··· INFORMATION PROVIDED ···

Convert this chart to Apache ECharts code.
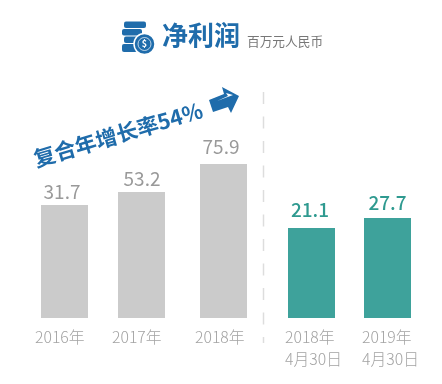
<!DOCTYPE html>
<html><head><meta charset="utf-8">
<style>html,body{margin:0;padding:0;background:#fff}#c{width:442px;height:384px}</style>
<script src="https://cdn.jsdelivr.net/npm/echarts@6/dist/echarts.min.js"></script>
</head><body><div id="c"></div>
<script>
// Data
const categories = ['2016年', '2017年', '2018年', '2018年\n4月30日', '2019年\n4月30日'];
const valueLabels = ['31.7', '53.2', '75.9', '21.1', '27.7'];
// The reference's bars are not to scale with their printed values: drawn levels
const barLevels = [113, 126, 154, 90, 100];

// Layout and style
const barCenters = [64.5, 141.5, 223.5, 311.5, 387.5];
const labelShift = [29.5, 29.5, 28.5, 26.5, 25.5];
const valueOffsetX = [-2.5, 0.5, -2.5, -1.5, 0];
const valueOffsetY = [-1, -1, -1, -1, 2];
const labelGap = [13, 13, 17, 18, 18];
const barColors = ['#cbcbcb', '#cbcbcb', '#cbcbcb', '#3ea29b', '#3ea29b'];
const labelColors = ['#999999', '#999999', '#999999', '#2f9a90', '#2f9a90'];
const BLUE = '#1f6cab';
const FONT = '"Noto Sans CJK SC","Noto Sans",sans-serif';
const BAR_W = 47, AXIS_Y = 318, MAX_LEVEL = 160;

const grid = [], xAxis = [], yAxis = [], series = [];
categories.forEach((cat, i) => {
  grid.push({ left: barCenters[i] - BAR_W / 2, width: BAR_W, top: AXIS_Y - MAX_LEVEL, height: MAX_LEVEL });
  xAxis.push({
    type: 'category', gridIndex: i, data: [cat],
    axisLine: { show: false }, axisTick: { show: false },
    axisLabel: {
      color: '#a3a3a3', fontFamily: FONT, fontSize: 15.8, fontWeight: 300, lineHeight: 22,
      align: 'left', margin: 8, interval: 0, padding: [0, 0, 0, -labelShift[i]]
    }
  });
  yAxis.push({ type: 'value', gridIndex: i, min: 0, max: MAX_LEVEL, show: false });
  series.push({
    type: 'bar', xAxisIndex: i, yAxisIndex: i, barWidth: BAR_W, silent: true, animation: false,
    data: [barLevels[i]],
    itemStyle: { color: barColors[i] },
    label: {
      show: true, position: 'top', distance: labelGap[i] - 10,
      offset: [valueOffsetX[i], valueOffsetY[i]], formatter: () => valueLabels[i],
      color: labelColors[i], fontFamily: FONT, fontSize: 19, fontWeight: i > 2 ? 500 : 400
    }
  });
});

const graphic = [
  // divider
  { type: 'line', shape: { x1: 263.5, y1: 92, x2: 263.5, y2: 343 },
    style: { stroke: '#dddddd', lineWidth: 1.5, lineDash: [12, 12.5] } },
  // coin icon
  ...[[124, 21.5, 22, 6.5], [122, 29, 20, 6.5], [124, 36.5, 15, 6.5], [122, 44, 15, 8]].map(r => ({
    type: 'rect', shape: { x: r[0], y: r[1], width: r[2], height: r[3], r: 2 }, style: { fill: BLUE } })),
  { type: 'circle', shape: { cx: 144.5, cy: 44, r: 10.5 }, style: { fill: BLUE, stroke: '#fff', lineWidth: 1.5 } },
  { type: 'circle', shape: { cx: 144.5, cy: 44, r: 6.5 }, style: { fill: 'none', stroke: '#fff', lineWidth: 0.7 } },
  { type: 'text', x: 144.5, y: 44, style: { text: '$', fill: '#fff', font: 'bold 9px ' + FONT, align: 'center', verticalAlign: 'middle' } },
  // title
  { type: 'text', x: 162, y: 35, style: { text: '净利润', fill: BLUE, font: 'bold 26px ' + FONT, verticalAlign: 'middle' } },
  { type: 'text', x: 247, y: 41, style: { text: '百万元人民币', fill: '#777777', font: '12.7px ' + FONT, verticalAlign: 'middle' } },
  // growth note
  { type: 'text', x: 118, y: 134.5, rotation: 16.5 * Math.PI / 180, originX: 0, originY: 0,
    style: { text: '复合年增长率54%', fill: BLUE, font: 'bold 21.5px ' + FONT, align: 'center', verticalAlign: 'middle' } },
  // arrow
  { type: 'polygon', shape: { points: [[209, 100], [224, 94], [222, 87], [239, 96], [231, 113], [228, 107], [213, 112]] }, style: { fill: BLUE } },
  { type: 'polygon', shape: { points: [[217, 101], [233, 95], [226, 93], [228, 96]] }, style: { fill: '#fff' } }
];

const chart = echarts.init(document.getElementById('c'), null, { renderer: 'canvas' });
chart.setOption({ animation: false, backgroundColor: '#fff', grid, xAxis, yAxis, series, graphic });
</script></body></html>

···

→ **DIRECTION**
Begin at the top of the material above and output each line exactly, stopping after the line that holds "const BAR_W = 47, AXIS_Y". Leave out pictures.

→ **RESPONSE TO THIS EXERCISE**
Convert this chart to Apache ECharts code.
<!DOCTYPE html>
<html><head><meta charset="utf-8">
<style>html,body{margin:0;padding:0;background:#fff}#c{width:442px;height:384px}</style>
<script src="https://cdn.jsdelivr.net/npm/echarts@6/dist/echarts.min.js"></script>
</head><body><div id="c"></div>
<script>
// Data
const categories = ['2016年', '2017年', '2018年', '2018年\n4月30日', '2019年\n4月30日'];
const valueLabels = ['31.7', '53.2', '75.9', '21.1', '27.7'];
// The reference's bars are not to scale with their printed values: drawn levels
const barLevels = [113, 126, 154, 90, 100];

// Layout and style
const barCenters = [64.5, 141.5, 223.5, 311.5, 387.5];
const labelShift = [29.5, 29.5, 28.5, 26.5, 25.5];
const valueOffsetX = [-2.5, 0.5, -2.5, -1.5, 0];
const valueOffsetY = [-1, -1, -1, -1, 2];
const labelGap = [13, 13, 17, 18, 18];
const barColors = ['#cbcbcb', '#cbcbcb', '#cbcbcb', '#3ea29b', '#3ea29b'];
const labelColors = ['#999999', '#999999', '#999999', '#2f9a90', '#2f9a90'];
const BLUE = '#1f6cab';
const FONT = '"Noto Sans CJK SC","Noto Sans",sans-serif';
const BAR_W = 47, AXIS_Y = 318, MAX_LEVEL = 160;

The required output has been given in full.